DATA SECTION:
------------------------------------------------------------
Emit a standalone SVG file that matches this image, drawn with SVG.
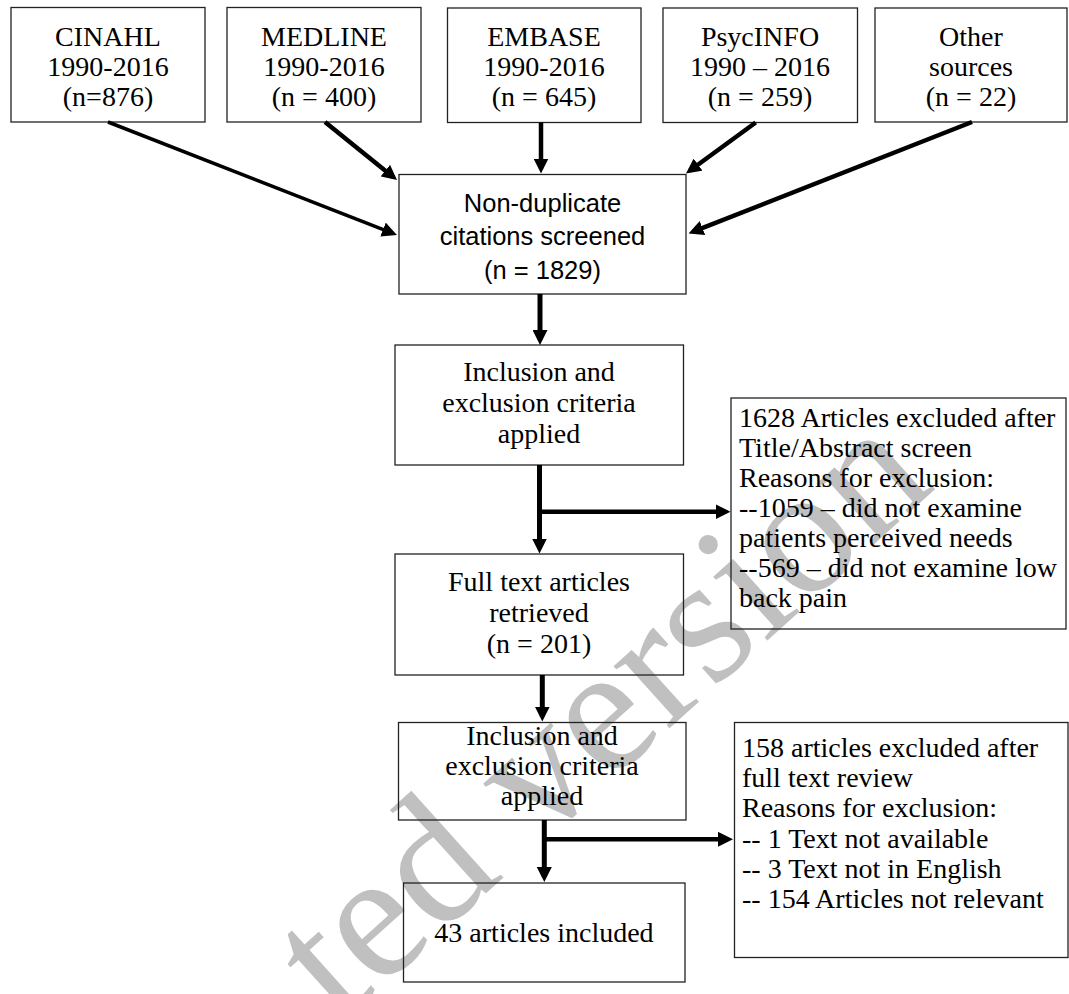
<svg xmlns="http://www.w3.org/2000/svg" width="1069" height="994" viewBox="0 0 1069 994">
<style>
.box{fill:none;stroke:#222;stroke-width:1.3}
.t{font-family:"Liberation Serif","Times New Roman",serif;font-size:28px;fill:#000;text-anchor:middle}
.tl{font-family:"Liberation Serif","Times New Roman",serif;font-size:28px;fill:#000}
.s{font-family:"Liberation Sans",Arial,sans-serif;font-size:25.5px;fill:#000;text-anchor:middle}
.c{fill:none;stroke:#000;marker-end:url(#ah)}
.wm{font-family:"Liberation Serif","Times New Roman",serif;font-size:182px;fill:#c0c0c0}
</style>
<defs>
<marker id="ah" markerUnits="userSpaceOnUse" markerWidth="15" markerHeight="15" refX="10" refY="7.5" orient="auto">
<path d="M0,0 L15,7.5 L0,15 z" fill="#000"/>
</marker>
</defs>
<rect width="1069" height="994" fill="#fff"/>
<text class="wm" x="340" y="1025" transform="rotate(-42 340 1025)">ted version</text>

<g id="cinahl"><rect class="box" x="11" y="7.5" width="194" height="114.5"/>
<text class="t" x="108" y="45.5">CINAHL</text><text class="t" x="108" y="75.5">1990-2016</text><text class="t" x="108" y="105.5">(n=876)</text></g>
<g id="medline"><rect class="box" x="227" y="7.5" width="194" height="114.5"/>
<text class="t" x="324" y="45.5">MEDLINE</text><text class="t" x="324" y="75.5">1990-2016</text><text class="t" x="324" y="105.5">(n = 400)</text></g>
<g id="embase"><rect class="box" x="447.5" y="8" width="193.5" height="114.5"/>
<text class="t" x="544" y="45.5">EMBASE</text><text class="t" x="544" y="75.5">1990-2016</text><text class="t" x="544" y="105.5">(n = 645)</text></g>
<g id="psycinfo"><rect class="box" x="663" y="8" width="194.5" height="114.5"/>
<text class="t" x="760" y="45.5">PsycINFO</text><text class="t" x="760" y="75.5">1990 – 2016</text><text class="t" x="760" y="105.5">(n = 259)</text></g>
<g id="other"><rect class="box" x="875" y="8" width="192" height="114"/>
<text class="t" x="971" y="45.5">Other</text><text class="t" x="971" y="75.5">sources</text><text class="t" x="971" y="105.5">(n = 22)</text></g>

<g id="nondup"><rect class="box" x="399" y="174.5" width="287" height="119.5"/>
<text class="s" x="542.5" y="211.5">Non-duplicate</text><text class="s" x="542.5" y="245">citations screened</text><text class="s" x="542.5" y="278.5">(n = 1829)</text></g>
<g id="incl1"><rect class="box" x="395" y="345" width="288.5" height="120"/>
<text class="t" x="539" y="381">Inclusion and</text><text class="t" x="539" y="412">exclusion criteria</text><text class="t" x="539" y="443">applied</text></g>
<g id="excl1"><rect class="box" x="731" y="398" width="335" height="231"/>
<text class="tl" x="739" y="427">1628 Articles excluded after</text>
<text class="tl" x="739" y="457">Title/Abstract screen</text>
<text class="tl" x="739" y="487">Reasons for exclusion:</text>
<text class="tl" x="739" y="517">--1059 – did not examine</text>
<text class="tl" x="739" y="547">patients perceived needs</text>
<text class="tl" x="739" y="577">--569 – did not examine low</text>
<text class="tl" x="739" y="607">back pain</text></g>
<g id="fulltext"><rect class="box" x="395" y="554" width="288.5" height="121"/>
<text class="t" x="539" y="591">Full text articles</text><text class="t" x="539" y="622">retrieved</text><text class="t" x="539" y="653">(n = 201)</text></g>
<g id="incl2"><rect class="box" x="398.5" y="722.5" width="287.5" height="97.5"/>
<text class="t" x="542" y="745">Inclusion and</text><text class="t" x="542" y="775">exclusion criteria</text><text class="t" x="542" y="805">applied</text></g>
<g id="excl2"><rect class="box" x="734.5" y="722.5" width="333.5" height="235"/>
<text class="tl" x="742" y="757">158 articles excluded after</text>
<text class="tl" x="742" y="787">full text review</text>
<text class="tl" x="742" y="817">Reasons for exclusion:</text>
<text class="tl" x="742" y="848">-- 1 Text not available</text>
<text class="tl" x="742" y="878">-- 3 Text not in English</text>
<text class="tl" x="742" y="908">-- 154 Articles not relevant</text></g>
<g id="final"><rect class="box" x="403.5" y="883" width="281.5" height="99"/>
<text class="t" x="544" y="942">43 articles included</text></g>

<g id="connectors">
<line class="c" x1="108" y1="122" x2="392.3" y2="233.2" stroke-width="3.5"/>
<line class="c" x1="325" y1="122" x2="393.1" y2="176.9" stroke-width="4.5"/>
<line class="c" x1="541" y1="122.5" x2="541" y2="168.5" stroke-width="4.5"/>
<line class="c" x1="755.7" y1="122.5" x2="690" y2="170.5" stroke-width="4.5"/>
<line class="c" x1="972" y1="122" x2="693.2" y2="231.7" stroke-width="4.5"/>
<line class="c" x1="540" y1="294" x2="540" y2="340" stroke-width="5"/>
<line class="c" x1="539.5" y1="465" x2="539.5" y2="548.5" stroke-width="5"/>
<line class="c" x1="539.5" y1="511.7" x2="725.5" y2="511.7" stroke-width="4.5"/>
<line class="c" x1="542.3" y1="675" x2="542.3" y2="716.5" stroke-width="5"/>
<line class="c" x1="544.3" y1="820" x2="544.3" y2="877" stroke-width="5"/>
<line class="c" x1="544.3" y1="839.3" x2="728" y2="839.3" stroke-width="4.5"/>
</g>
</svg>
------------------------------------------------------------
WHAT TO WORK ON:
Reproduce every line exactly and omit all pictures.

RESPONSE TO THE TASK:
Emit a standalone SVG file that matches this image, drawn with SVG.
<svg xmlns="http://www.w3.org/2000/svg" width="1069" height="994" viewBox="0 0 1069 994">
<style>
.box{fill:none;stroke:#222;stroke-width:1.3}
.t{font-family:"Liberation Serif","Times New Roman",serif;font-size:28px;fill:#000;text-anchor:middle}
.tl{font-family:"Liberation Serif","Times New Roman",serif;font-size:28px;fill:#000}
.s{font-family:"Liberation Sans",Arial,sans-serif;font-size:25.5px;fill:#000;text-anchor:middle}
.c{fill:none;stroke:#000;marker-end:url(#ah)}
.wm{font-family:"Liberation Serif","Times New Roman",serif;font-size:182px;fill:#c0c0c0}
</style>
<defs>
<marker id="ah" markerUnits="userSpaceOnUse" markerWidth="15" markerHeight="15" refX="10" refY="7.5" orient="auto">
<path d="M0,0 L15,7.5 L0,15 z" fill="#000"/>
</marker>
</defs>
<rect width="1069" height="994" fill="#fff"/>
<text class="wm" x="340" y="1025" transform="rotate(-42 340 1025)">ted version</text>

<g id="cinahl"><rect class="box" x="11" y="7.5" width="194" height="114.5"/>
<text class="t" x="108" y="45.5">CINAHL</text><text class="t" x="108" y="75.5">1990-2016</text><text class="t" x="108" y="105.5">(n=876)</text></g>
<g id="medline"><rect class="box" x="227" y="7.5" width="194" height="114.5"/>
<text class="t" x="324" y="45.5">MEDLINE</text><text class="t" x="324" y="75.5">1990-2016</text><text class="t" x="324" y="105.5">(n = 400)</text></g>
<g id="embase"><rect class="box" x="447.5" y="8" width="193.5" height="114.5"/>
<text class="t" x="544" y="45.5">EMBASE</text><text class="t" x="544" y="75.5">1990-2016</text><text class="t" x="544" y="105.5">(n = 645)</text></g>
<g id="psycinfo"><rect class="box" x="663" y="8" width="194.5" height="114.5"/>
<text class="t" x="760" y="45.5">PsycINFO</text><text class="t" x="760" y="75.5">1990 – 2016</text><text class="t" x="760" y="105.5">(n = 259)</text></g>
<g id="other"><rect class="box" x="875" y="8" width="192" height="114"/>
<text class="t" x="971" y="45.5">Other</text><text class="t" x="971" y="75.5">sources</text><text class="t" x="971" y="105.5">(n = 22)</text></g>

<g id="nondup"><rect class="box" x="399" y="174.5" width="287" height="119.5"/>
<text class="s" x="542.5" y="211.5">Non-duplicate</text><text class="s" x="542.5" y="245">citations screened</text><text class="s" x="542.5" y="278.5">(n = 1829)</text></g>
<g id="incl1"><rect class="box" x="395" y="345" width="288.5" height="120"/>
<text class="t" x="539" y="381">Inclusion and</text><text class="t" x="539" y="412">exclusion criteria</text><text class="t" x="539" y="443">applied</text></g>
<g id="excl1"><rect class="box" x="731" y="398" width="335" height="231"/>
<text class="tl" x="739" y="427">1628 Articles excluded after</text>
<text class="tl" x="739" y="457">Title/Abstract screen</text>
<text class="tl" x="739" y="487">Reasons for exclusion:</text>
<text class="tl" x="739" y="517">--1059 – did not examine</text>
<text class="tl" x="739" y="547">patients perceived needs</text>
<text class="tl" x="739" y="577">--569 – did not examine low</text>
<text class="tl" x="739" y="607">back pain</text></g>
<g id="fulltext"><rect class="box" x="395" y="554" width="288.5" height="121"/>
<text class="t" x="539" y="591">Full text articles</text><text class="t" x="539" y="622">retrieved</text><text class="t" x="539" y="653">(n = 201)</text></g>
<g id="incl2"><rect class="box" x="398.5" y="722.5" width="287.5" height="97.5"/>
<text class="t" x="542" y="745">Inclusion and</text><text class="t" x="542" y="775">exclusion criteria</text><text class="t" x="542" y="805">applied</text></g>
<g id="excl2"><rect class="box" x="734.5" y="722.5" width="333.5" height="235"/>
<text class="tl" x="742" y="757">158 articles excluded after</text>
<text class="tl" x="742" y="787">full text review</text>
<text class="tl" x="742" y="817">Reasons for exclusion:</text>
<text class="tl" x="742" y="848">-- 1 Text not available</text>
<text class="tl" x="742" y="878">-- 3 Text not in English</text>
<text class="tl" x="742" y="908">-- 154 Articles not relevant</text></g>
<g id="final"><rect class="box" x="403.5" y="883" width="281.5" height="99"/>
<text class="t" x="544" y="942">43 articles included</text></g>

<g id="connectors">
<line class="c" x1="108" y1="122" x2="392.3" y2="233.2" stroke-width="3.5"/>
<line class="c" x1="325" y1="122" x2="393.1" y2="176.9" stroke-width="4.5"/>
<line class="c" x1="541" y1="122.5" x2="541" y2="168.5" stroke-width="4.5"/>
<line class="c" x1="755.7" y1="122.5" x2="690" y2="170.5" stroke-width="4.5"/>
<line class="c" x1="972" y1="122" x2="693.2" y2="231.7" stroke-width="4.5"/>
<line class="c" x1="540" y1="294" x2="540" y2="340" stroke-width="5"/>
<line class="c" x1="539.5" y1="465" x2="539.5" y2="548.5" stroke-width="5"/>
<line class="c" x1="539.5" y1="511.7" x2="725.5" y2="511.7" stroke-width="4.5"/>
<line class="c" x1="542.3" y1="675" x2="542.3" y2="716.5" stroke-width="5"/>
<line class="c" x1="544.3" y1="820" x2="544.3" y2="877" stroke-width="5"/>
<line class="c" x1="544.3" y1="839.3" x2="728" y2="839.3" stroke-width="4.5"/>
</g>
</svg>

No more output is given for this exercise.